Friday, April 25, 2008

Tales from the Project Management Jungle(tm): The MIC Story

This story shows the result when there is a lack of integrity within the team process. One of the many people I have gotten to know over the years is a PM buddy of mine; called Harry H. Harry swears this is a true story.

Harry’s boss had technical (not business) responsibility for all of the design projects for a division of a major technology corporation. He called Harry in one day and said, “Go look at the Project X schedule and see what date they can really make. We are meeting with MIC (Most Important Customer) next week and I want to know what to tell the staff before the MIC meeting.”

Harry found the team the next day. They were already in a schedule review. Harry spent a couple of hours looking at their schedule, which showed month “so and so” as the finish date. He asked a bunch of questions and they all agreed month “so and so” was “aggressive but doable.” Harry then this reported back to his boss.

The next week Harry was in a review that the division manager and his staff held in preparation for the meeting with MIC. When the project area business manager went through his summary foils on Project X the schedule commitment date he noted was two months earlier than what the project team and Harry had agreed to the previous week. He made no mention of that fact to the staff.

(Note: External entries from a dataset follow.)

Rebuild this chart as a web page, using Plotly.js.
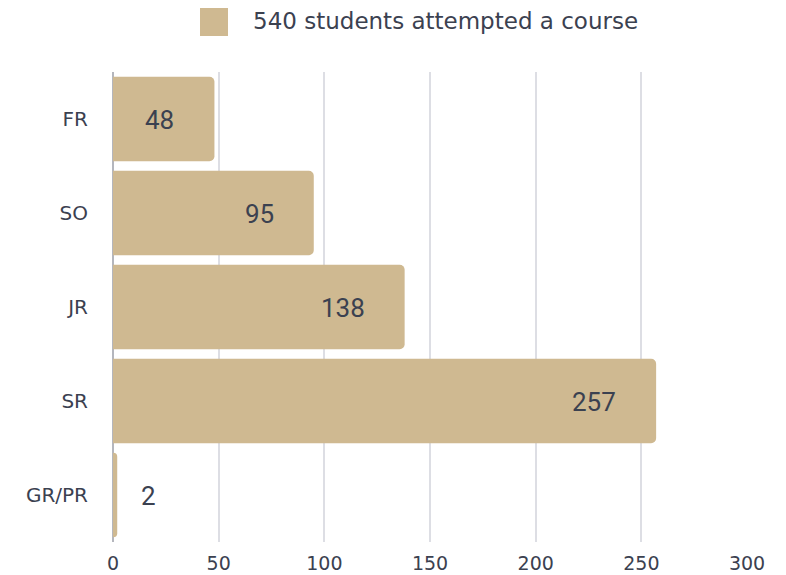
<!DOCTYPE html>
<html>
<head>
<meta charset="utf-8">
<script src="https://cdn.plot.ly/plotly-3.0.1.min.js"></script>
<style>html,body{margin:0;padding:0;background:#fff;}#chart{width:786px;height:575px;}</style>
</head>
<body>
<div id="chart"></div>
<script>
const categories = ["FR", "SO", "JR", "SR", "GR/PR"];
const values = [48, 95, 138, 257, 2];
const seriesName = "540 students attempted a course";
const xTicks = [0, 50, 100, 150, 200, 250, 300];

const gold = "#cfb991";
const textColor = "#3b4150";
const tickFont = "DejaVu Sans, sans-serif";

const annotations = values.map((v, i) => ({
  x: v, y: categories[i], xref: "x", yref: "y",
  text: String(v), showarrow: false,
  xanchor: v > 20 ? "right" : "left",
  xshift: v > 20 ? -38 : 22,
  yshift: -1,
  font: {family: "Roboto, Lato, sans-serif", size: 26, color: textColor}
}));
annotations.push({
  xref: "paper", yref: "paper", x: (251 - 113) / (786 - 113 - 39), y: 1,
  yshift: 51, xanchor: "left", yanchor: "middle",
  text: seriesName, showarrow: false,
  font: {family: tickFont, size: 23, color: textColor}
});

const trace = {
  type: "bar", orientation: "h",
  x: values, y: categories,
  name: seriesName,
  marker: {color: gold, cornerradius: 5},
  hoverinfo: "x+y",
  showlegend: false
};

const layout = {
  width: 786, height: 575,
  margin: {l: 113, r: 39, t: 72, b: 33},
  paper_bgcolor: "#fff", plot_bgcolor: "#fff",
  bargap: 0.1,
  xaxis: {
    range: [0, 300], tickvals: xTicks, ticktext: xTicks.map(String),
    showgrid: true, gridcolor: "#dddee4", gridwidth: 2,
    zeroline: true, zerolinecolor: "#b4b6bd", zerolinewidth: 2,
    showline: false, ticks: "", ticklen: 0, ticklabelstandoff: 8,
    tickfont: {family: tickFont, size: 19, color: textColor},
    fixedrange: true
  },
  yaxis: {
    autorange: "reversed", type: "category",
    showgrid: false, zeroline: false, showline: false,
    ticks: "outside", ticklen: 20, tickcolor: "rgba(0,0,0,0)",
    tickfont: {family: tickFont, size: 20, color: textColor},
    fixedrange: true
  },
  shapes: [{
    type: "rect", xref: "paper", yref: "paper",
    x0: (200 - 113) / 634, x1: (228 - 113) / 634,
    y0: 1 + (72 - 36) / 470, y1: 1 + (72 - 8) / 470,
    fillcolor: gold, line: {width: 0}
  }],
  annotations: annotations
};

Plotly.newPlot("chart", [trace], layout, {displayModeBar: false, staticPlot: true});
</script>
</body>
</html>
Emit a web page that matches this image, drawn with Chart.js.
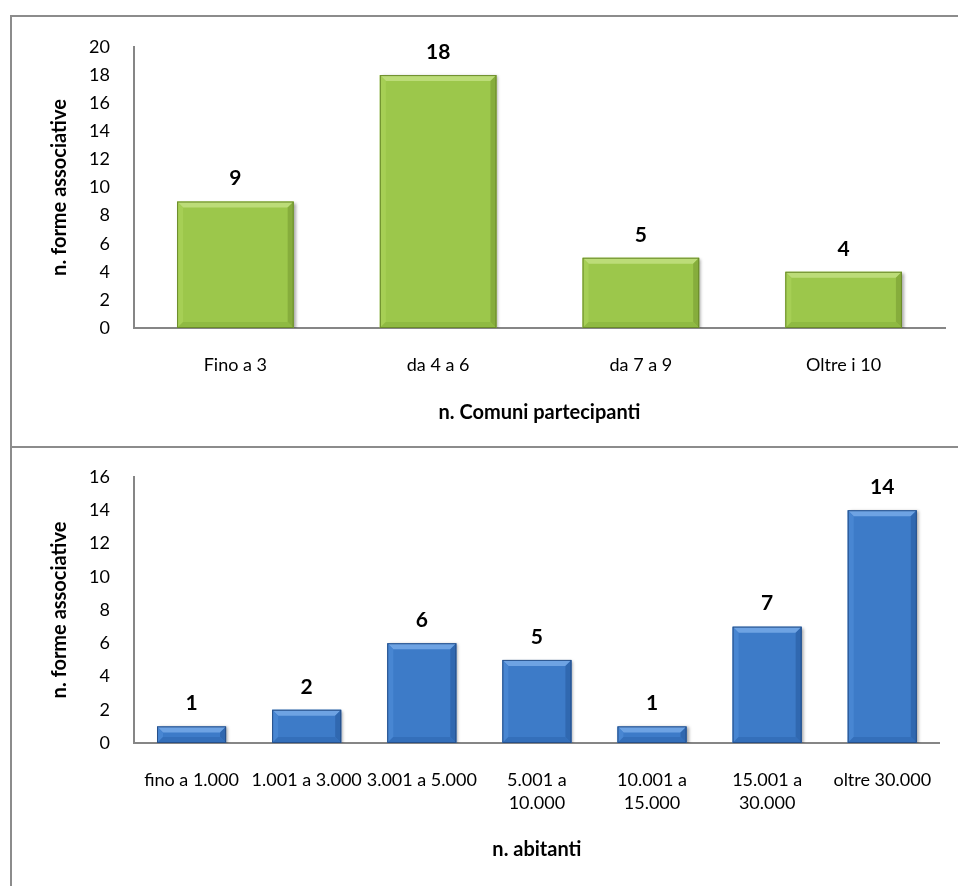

They all had text pagers at the time, so Harry started texting: his boss, the project manager he had met with, the assistant project manager, everyone. “This is the wrong date, right? We cannot make it,” Harry texted. No one would reply, so Harry stood up and said to the division general manager, “This date is not what was agreed to and is too aggressive, we won’t make it. You at least need to know that.”

Harry’s boss then paged him, “Let the politicians handle this,” after which much discussion ensued. Finally, likely angry with all of them, the division general manager assigned the area business manager an action to figure out what the correct date was and the meeting was adjourned. Harry then lost track of that thread, was excluded from any further meetings, and was not involved with that project any further, in any capacity. All he had done was tell the truth, correct? Didn’t people need to know or was Harry simply naïve?

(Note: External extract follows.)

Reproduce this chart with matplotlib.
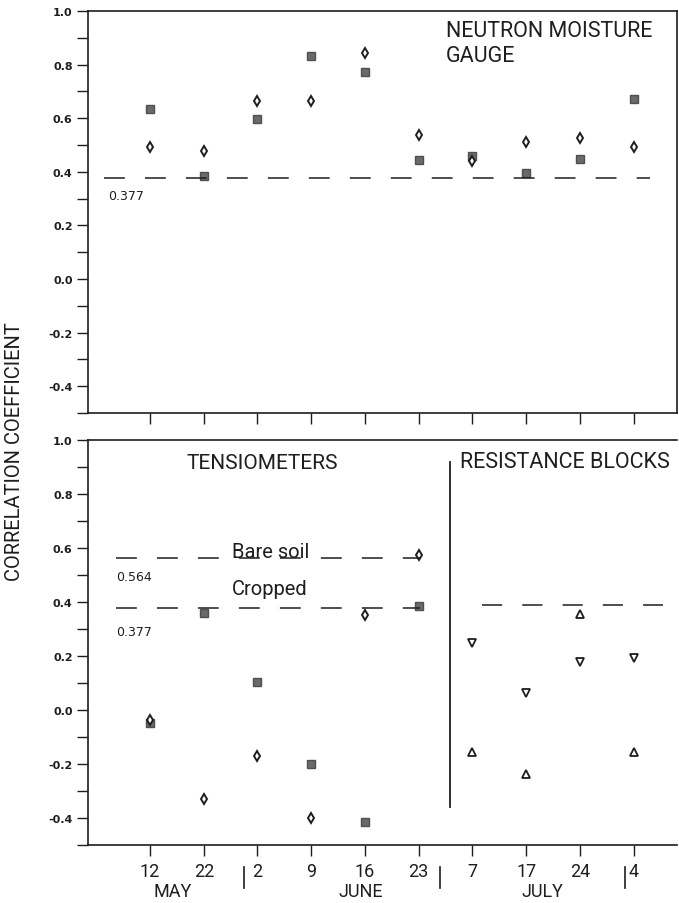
import matplotlib
matplotlib.use('Agg')
import matplotlib.pyplot as plt
from matplotlib import font_manager
from matplotlib.ticker import MultipleLocator, FormatStrFormatter

# pick a narrow sans for the lettering if there is one
avail = {f.name for f in font_manager.fontManager.ttflist}
narrow = 'Liberation Sans Narrow' if 'Liberation Sans Narrow' in avail else 'Roboto'
LET = [narrow, 'DejaVu Sans']

# sampling dates (May 12 ... Aug 4)
days = ['12', '22', '2', '9', '16', '23', '7', '17', '24', '4']
xpos = list(range(len(days)))

# neutron moisture gauge
neutron_sq = [0.636, 0.385, 0.597, 0.834, 0.772, 0.444, 0.458, 0.395, 0.446, 0.671]
neutron_dm = [0.494, 0.478, 0.663, 0.663, 0.844, 0.537, 0.441, 0.513, 0.527, 0.492]

# tensiometers (first six dates)
tens_x = [0, 1, 2, 3, 4, 5]
tens_sq = [-0.048, 0.360, 0.105, -0.201, -0.416, 0.386]
tens_dm = [-0.038, -0.330, -0.172, -0.401, 0.353, 0.573]

# resistance blocks (last four dates)
res_x = [6, 7, 8, 9]
res_down = [0.247, 0.062, 0.177, 0.191]
res_up = [-0.157, -0.237, 0.357, -0.157]

# significance levels
r_crop = 0.377
r_bare = 0.564
r_res = 0.390

plt.rcParams['lines.scale_dashes'] = False
DASH = (15, 14.5)
INK = '#1e1e1e'

fig = plt.figure(figsize=(6.79, 9.04), dpi=100)
ax1 = fig.add_axes([0.1296, 0.542, 0.8675, 0.4447])
ax2 = fig.add_axes([0.1296, 0.0642, 0.8675, 0.448])

for ax in (ax1, ax2):
    ax.set_xlim(-1.155, 9.81)
    ax.set_ylim(-0.5, 1.0)
    ax.yaxis.set_major_locator(MultipleLocator(0.2))
    ax.yaxis.set_minor_locator(MultipleLocator(0.1))
    ax.yaxis.set_major_formatter(FormatStrFormatter('%.1f'))
    ax.set_xticks(xpos)
    ax.tick_params(axis='both', which='both', direction='out', length=8,
                   width=1.0, color=INK)
    ax.tick_params(axis='y', labelsize=8, pad=3)
    for lab in ax.get_yticklabels():
        lab.set_fontweight('bold')
        lab.set_color(INK)
    for sp in ax.spines.values():
        sp.set_linewidth(1.2)
        sp.set_color(INK)

# ---- top panel
ax1.set_xticklabels([])
ax1.plot(xpos, neutron_sq, ls='none', marker='s', ms=5.5, mfc='#6a6a6a', mec='#505050')
ax1.plot(xpos, neutron_dm, ls='none', marker='d', ms=5.5, mfc='white', mec=INK, mew=1.4)
ax1.plot([-0.85, 9.3], [r_crop, r_crop], color=INK, lw=1.1, dashes=DASH)
ax1.text(-0.78, 0.31, '0.377', fontsize=9, color=INK, va='center', ha='left')
ax1.text(5.5, 0.965, 'NEUTRON MOISTURE\nGAUGE', family=LET, fontsize=15.5,
         color=INK, ha='left', va='top', linespacing=1.25)

# ---- bottom panel
ax2.spines['right'].set_visible(False)
ax2.set_xticklabels(days, family=LET, fontsize=13, color=INK)
ax2.tick_params(axis='x', pad=4)

ax2.plot(tens_x, tens_sq, ls='none', marker='s', ms=5.5, mfc='#6a6a6a', mec='#505050')
ax2.plot(tens_x, tens_dm, ls='none', marker='d', ms=5.5, mfc='white', mec=INK, mew=1.4)
ax2.plot(res_x, res_down, ls='none', marker='v', ms=5.5, mfc='white', mec=INK, mew=1.3)
ax2.plot(res_x, res_up, ls='none', marker='^', ms=5.5, mfc='white', mec=INK, mew=1.3)

ax2.plot([-0.63, 5.03], [r_bare, r_bare], color=INK, lw=1.1, dashes=DASH)
ax2.plot([-0.63, 5.03], [r_crop, r_crop], color=INK, lw=1.1, dashes=DASH)
ax2.plot([6.18, 9.55], [r_res, r_res], color=INK, lw=1.1, dashes=(14.5, 14.5))
ax2.plot([5.59, 5.59], [0.919, -0.36], color=INK, lw=1.3)

ax2.text(-0.63, 0.493, '0.564', fontsize=9, color=INK, va='center', ha='left')
ax2.text(-0.63, 0.289, '0.377', fontsize=9, color=INK, va='center', ha='left')
ax2.text(1.53, 0.567, 'Bare soil', family=LET, fontsize=14.5, color=INK,
         ha='left', va='baseline')
ax2.text(1.53, 0.430, 'Cropped', family=LET, fontsize=14.5, color=INK,
         ha='left', va='baseline')
ax2.text(0.67, 0.915, 'TENSIOMETERS', family=LET, fontsize=15, color=INK,
         ha='left', va='center')
ax2.text(5.77, 0.919, 'RESISTANCE BLOCKS', family=LET, fontsize=15.5, color=INK,
         ha='left', va='center')

# month names and separators under the date labels
xt = ax2.get_xaxis_transform()
for name, xm in [('MAY', 0.43), ('JUNE', 3.93), ('JULY', 7.3)]:
    ax2.text(xm, -0.114, name, transform=xt, family=LET, fontsize=13,
             color=INK, ha='center', va='center', clip_on=False)
for xs in [1.74, 5.4, 8.85]:
    ax2.plot([xs, xs], [-0.054, -0.106], transform=xt, color=INK, lw=1.2,
             clip_on=False)

fig.text(0.021, 0.5, 'CORRELATION COEFFICIENT', family=LET, fontsize=14.5,
         color=INK, rotation=90, ha='center', va='center')

fig.savefig('out.png', dpi=100)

Harry was unable to tell me for a fact what date they told MIC the next week. Harry did find out that the project eventually was several months late to even the date they had agreed to in the team review, much less the more aggressive date. And he also learned that the corporation subsequently lost the business of that customer, a huge blow.

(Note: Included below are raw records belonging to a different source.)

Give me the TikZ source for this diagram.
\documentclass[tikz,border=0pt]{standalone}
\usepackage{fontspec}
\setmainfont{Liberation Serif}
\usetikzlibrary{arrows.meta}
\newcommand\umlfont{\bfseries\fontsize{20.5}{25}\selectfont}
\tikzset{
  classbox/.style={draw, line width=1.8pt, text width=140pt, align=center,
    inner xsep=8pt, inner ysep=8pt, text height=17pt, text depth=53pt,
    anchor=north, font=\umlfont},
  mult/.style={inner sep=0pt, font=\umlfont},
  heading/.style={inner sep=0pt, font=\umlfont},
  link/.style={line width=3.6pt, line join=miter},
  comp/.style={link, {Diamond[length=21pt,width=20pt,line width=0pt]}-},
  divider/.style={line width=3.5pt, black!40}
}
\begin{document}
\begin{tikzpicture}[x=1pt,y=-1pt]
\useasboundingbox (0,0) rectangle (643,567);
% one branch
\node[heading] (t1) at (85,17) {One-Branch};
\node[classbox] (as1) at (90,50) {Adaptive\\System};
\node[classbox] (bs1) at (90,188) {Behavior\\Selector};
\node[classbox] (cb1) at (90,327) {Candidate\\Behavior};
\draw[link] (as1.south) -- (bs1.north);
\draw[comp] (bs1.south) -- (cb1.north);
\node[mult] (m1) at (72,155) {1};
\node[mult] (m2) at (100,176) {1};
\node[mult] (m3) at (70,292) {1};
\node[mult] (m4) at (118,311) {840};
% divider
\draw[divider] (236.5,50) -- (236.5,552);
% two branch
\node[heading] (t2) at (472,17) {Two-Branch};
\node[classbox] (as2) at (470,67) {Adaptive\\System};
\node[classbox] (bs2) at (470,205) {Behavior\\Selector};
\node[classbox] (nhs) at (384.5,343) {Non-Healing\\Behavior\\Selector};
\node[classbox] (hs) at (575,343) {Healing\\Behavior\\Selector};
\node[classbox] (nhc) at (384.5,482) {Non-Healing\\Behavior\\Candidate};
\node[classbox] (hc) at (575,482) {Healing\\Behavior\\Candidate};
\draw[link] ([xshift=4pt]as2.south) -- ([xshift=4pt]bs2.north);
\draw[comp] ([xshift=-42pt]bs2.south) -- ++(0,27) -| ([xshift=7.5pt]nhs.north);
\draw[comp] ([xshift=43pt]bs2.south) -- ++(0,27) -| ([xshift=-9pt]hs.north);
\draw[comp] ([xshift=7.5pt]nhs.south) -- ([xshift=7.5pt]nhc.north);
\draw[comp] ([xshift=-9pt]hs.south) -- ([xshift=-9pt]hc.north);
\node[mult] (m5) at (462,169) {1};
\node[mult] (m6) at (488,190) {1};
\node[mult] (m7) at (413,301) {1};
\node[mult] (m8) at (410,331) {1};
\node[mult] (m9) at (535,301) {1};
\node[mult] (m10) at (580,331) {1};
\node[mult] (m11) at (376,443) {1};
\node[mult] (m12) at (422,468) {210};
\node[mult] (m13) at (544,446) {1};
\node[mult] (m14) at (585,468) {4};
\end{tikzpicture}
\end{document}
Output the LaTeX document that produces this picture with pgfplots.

And both his boss and the area business manager involved left the corporation unhappily within a few months of that event. What price truth? Pretty high for all involved.

The point to me is obvious, but let me state it. Who were these guys fooling and why did they not tell the truth--at least among themselves--much less to the customer? Had there been real trust, true accountability and a transparent communicative culture within the staff would the same results have occurred?

All rights reserved, 2008, Executive Team Leadership, LLC

1 comment:

Anonymous said...

Doug,

Thanks for sending me the link. I enjoyed reading it. It is absolutely true that we have to honest. Time crashing should be a conscious business decision not a political one. When we take the conscious business decision to incur the cost of time crashing, we can communicate to the team, get commitment, and track the project to accomplishing it.

Again, it is a great article that needs to remind us all in our project commitments.